I’m rating it “I Really Like It.” I suggest you check it out. Kathy Bates should be enough to get you to watch this, and the character they’ve written for her makes full use of her talent.

Our final new series is the ABC crime procedural “High Potential,” the title of which is an appropriate description of my opinion. The show has potential, but it remains to be seen if it will live up to it.

The series stars Kaitlin Olson as Morgan Gillory, a single mom who works nights cleaning a police station. In the opening scene, she is dancing around the office, listening to music while she works, and accidentally knocking over a stack of case files. As she picks up the files, she can’t help but see some crime scene photos that catch her eye. She then walks up to the murder board, where there is a photo of the murder victim’s wife. She crosses out the word “suspect” and writes in “victim.”

The next day, when the detectives discover that the board has been changed, they review the surveillance video to find out that the cleaning lady did it. They bring her in and threaten to charge her with obstructing an investigation. They ask why she did it, and she explains her theory of the case. Her argument is so compelling they decide to pursue her theory.

As you might guess, she was right. By the end of the episode, they offer her a job as a consultant.

I’ve always been skeptical of the outside police consultant sub-genre, which traces its origins to Edgar Allen Poe’s 1841 character C. Auguste Dupin in his short story “The Murders in the Rue Morgue,” 46 years before Doyle’s Sherlock Holmes.

On TV, we have had a wide variety of consulting detectives in shows such as Castle, The Mentalist, Elementary (which is a modern-day Sherlock Holmes), Psych, and Monk.

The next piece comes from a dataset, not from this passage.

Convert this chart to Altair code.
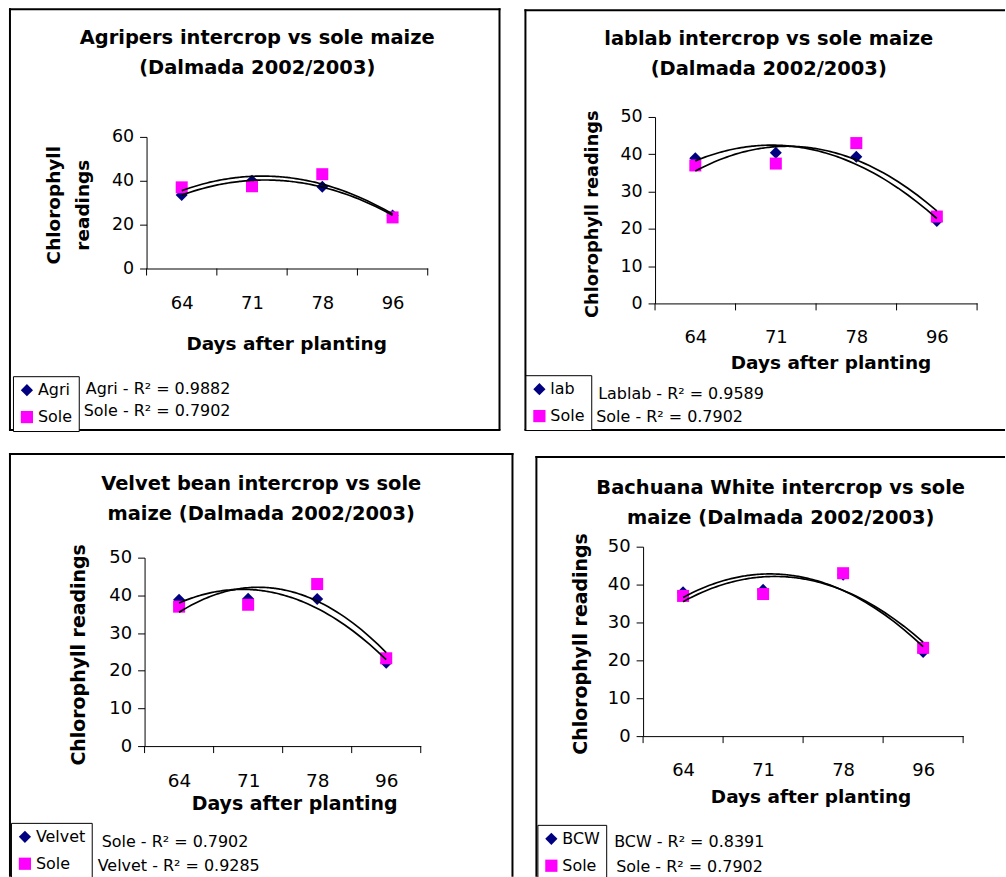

While it’s fascinating to think that there are people with such keen observation powers that they can see things that even the most highly trained detectives might miss, the entire premise of this entire genre is complete fantasy. In 2018, I wrote a review of a similar series, Carter, which I described as the worst ever such show. In that review, I expressed my dismay that the entire concept of consultant detective was a giant fiction with no basis in reality. I wish I knew someone in law enforcement who could verify for me that since things never take place.

Since then, I have spoken to at least three people who are familiar with real-life police work, and they assure me that they have never heard of a so-called “consulting detective” in their departments’ history. At best, a prosecutor might hire an expert witness to testify about evidence, but no outsiders ever participate in the actual investigations.

Along the way, we learn that Morgan is a bit of a savant with an IQ of 160. She can crunch numbers in her head faster than a calculator. So, her innate ability to observe what others have missed isn’t her only gift.

While it would be easy to dismiss this as yet another well-worn, unrealistic trope, something is compelling about these characters. If you enjoyed “Monk,” then consider this as potentially a reimagination of that series with a female hero.

I’m giving it a weak “I’m Watching It,” but it borders on “Could Be Watchable.” The jury is still out, but I liked the first episode for the same reasons I enjoyed Monk years ago. You might want to check it out and see for yourself. After a sneak preview episode, where episodes begin October 8 on ABC and streaming on Hulu.

One more quick review. If you subscribe to Apple TV+, check out the new movie, “Wolves,” starring George Clooney and Brad Pitt, who portray the guys you call when you need to dispose of a dead body and make it look like it never happened. Through a contrived set of circumstances, these lone wolves are both called in to clean up the dead body of the young man who was accidentally killed in the hotel room of a female district attorney. They are forced to work together even though they prefer working alone.

It’s everything you would want from these two actors in a quirky comedy with some pretty good action sequences along the way. Highly recommended.

There are still more TV series in the coming days, and I will have another special episode to review them.